Growing up in Victoria, Alana Moon went to Jewish school, attended synagogue most Saturdays and celebrated the Sabbath.
But when her son, Amani, was born, Ms. Moon couldn’t rationalize the idea of making her newborn go through elective surgery. She refused to have him circumcised – and joined a small but growing number of Jews who are rejecting an ancient, fundamental tenet of their faith.
In recent decades, circumcision rates have plummeted in hospitals across Canada, largely because of the medical consensus that the practice doesn’t have the health benefits once believed. Increasingly vocal members of the anti-circumcision lobby, who say the process is unnecessary and barbaric, have also played a role.
Now, a Jewish wing has joined their ranks, including a small number of scholars and rabbis, support groups and websites. They point out that a circumcised penis isn’t required to make someone Jewish, even according to Orthodox law. An alternative bris ceremony, minus the surgery, is gaining ground among Jews opposed to circumcision.
I won’t hold my breath waiting for a retraction from the reviewer.
Still, I’m willing to consider that this next paragraph helps explain Mr. Gottlieb’s mistake, but it will be evident how not questioning his assumption can help perpetuate it.
A small pocket of Jewish boys are now growing up with their foreskins intact – a trend many Jews find troubling.

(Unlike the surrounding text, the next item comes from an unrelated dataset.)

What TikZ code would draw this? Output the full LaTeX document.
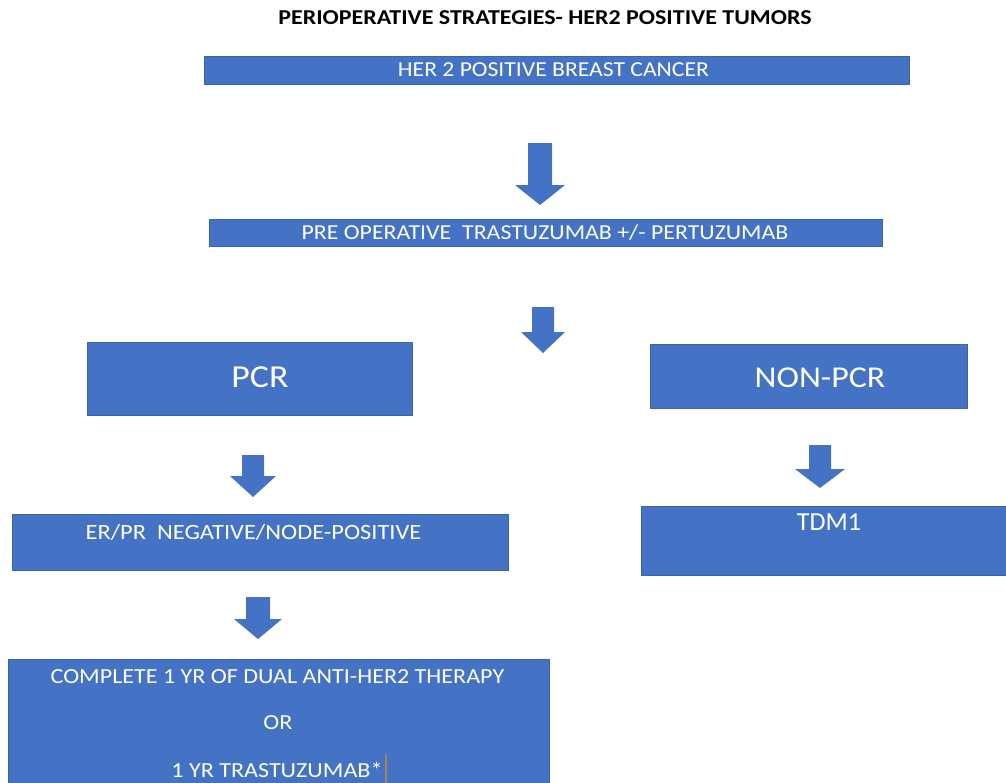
\documentclass[tikz,border=0pt]{standalone}
\usepackage{graphicx}
\usepackage{fontspec}
\setmainfont{Carlito}
\usetikzlibrary{calc}
\definecolor{officeblue}{HTML}{4472C4}
\definecolor{edgeblue}{HTML}{3A64B0}
\definecolor{cursorc}{HTML}{A8834A}
\tikzset{
  box/.style={fill=officeblue, draw=edgeblue, line width=0.8pt, inner sep=0pt},
  boxtext/.style={text=white, inner sep=0pt, align=center},
  arrowfill/.style={fill=officeblue}
}
\newcommand{\wtext}[3]{\scalebox{#2}[1]{\fontsize{#1}{#1}\selectfont #3}}
\newcommand{\blockarr}[5]{%
  \fill[arrowfill] let \p1=(#1), \p2=(#2) in
    (\x1-#3,\y1) -- (\x1+#3,\y1) -- (\x1+#3,\y2+#5) -- (\x1+#4,\y2+#5) --
    (\x1,\y2) -- (\x1-#4,\y2+#5) -- (\x1-#3,\y2+#5) -- cycle;}
\begin{document}
\begin{tikzpicture}[x=1pt,y=-1pt]
\useasboundingbox (0,0) rectangle (1006,782);
\clip (0,0) rectangle (1006,782);
% title
\node[inner sep=0pt] (title) at (545,18) {\wtext{21.2}{1.13}{\bfseries PERIOPERATIVE STRATEGIES- HER2 POSITIVE TUMORS}};
% boxes
\node[box, minimum width=705pt, minimum height=28pt] (b1) at (556.5,70) {};
\node[boxtext] (b1t) at (553.5,70) {\wtext{21.3}{1.11}{HER 2 POSITIVE BREAST CANCER}};
\node[box, minimum width=673pt, minimum height=27pt] (b2) at (545.5,233) {};
\node[boxtext] (b2t) at (545,233) {\wtext{21.3}{1.12}{PRE OPERATIVE\ \ TRASTUZUMAB +/- PERTUZUMAB}};
\node[box, minimum width=325pt, minimum height=73pt] (pcr) at (249.5,379) {};
\node[boxtext] (pcrt) at (260,377) {\wtext{32}{1.12}{PCR}};
\node[box, minimum width=317pt, minimum height=64pt] (npcr) at (808.5,376) {};
\node[boxtext] (npcrt) at (820,378) {\wtext{30.3}{1.12}{NON-PCR}};
\node[box, minimum width=496pt, minimum height=56pt] (erpr) at (260,542) {};
\node[boxtext] (erprt) at (253.5,532) {\wtext{21.8}{1.12}{ER/PR\ \ NEGATIVE/NODE-POSITIVE}};
\node[box, minimum width=370pt, minimum height=69pt] (tdm) at (826,540.5) {};
\node[boxtext] (tdmt) at (829,522) {\wtext{26}{1.0}{TDM1}};
\node[box, minimum width=541pt, minimum height=160pt] (fin) at (278.5,739) {};
\node[boxtext] (fin1) at (277.5,677) {\wtext{21.5}{1.12}{COMPLETE 1 YR OF DUAL ANTI-HER2 THERAPY}};
\node[boxtext] (fin2) at (278,723) {\wtext{21.5}{1.12}{OR}};
\node[boxtext] (fin3) at (277,770) {\wtext{21.5}{1.12}{1 YR TRASTUZUMAB*}};
\draw[cursorc, line width=2pt] ($(fin3.east)+(3,-16)$) -- ($(fin3.east)+(3,14)$);
% arrow anchor coordinates
\coordinate (a1s) at (540,143); \coordinate (a1e) at (540,205);
\coordinate (a2s) at (543,307); \coordinate (a2e) at (543,353);
\coordinate (a3s) at (253,455); \coordinate (a3e) at (253,497);
\coordinate (a4s) at (820,445); \coordinate (a4e) at (820,488);
\coordinate (a5s) at (258,597); \coordinate (a5e) at (258,639);
\blockarr{a1s}{a1e}{12}{25}{20}
\blockarr{a2s}{a2e}{11}{22}{21}
\blockarr{a3s}{a3e}{11}{23}{21}
\blockarr{a4s}{a4e}{11}{25}{19}
\blockarr{a5s}{a5e}{12}{24}{20}
\end{tikzpicture}
\end{document}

Parents who make the radical choice not to circumcise face such huge social and familial pressure, many refuse to talk about it or tell their friends.
“There’s that whole thing, are you loyal to the faith? Are you loyal to the tribe?” says a Toronto mother who, like many contacted for this story, asked to remain anonymous.
A Jewish friend of mine left her son intact. From the few stories she’s told me, it’s clear this sort of pressure is quite real. Is it possible, though, that there are more Jewish parents refusing to circumcise their sons than we know about, since we can’t count those who refuse to discuss it? I won’t make any claims on the prevalence, but it’s at least obvious that universal is untrue.
One final thought:
… Amani, is now 7. “I think he’s going to thank me when he’s older,” Ms. Moon says.
I’m sure he will, but if he doesn’t, he has the choice to have himself circumcised. Whether he chooses it for aesthetics, potential health benefits, or to practice his religion, the choice to remove a healthy part of his body will be his. That’s appropriate.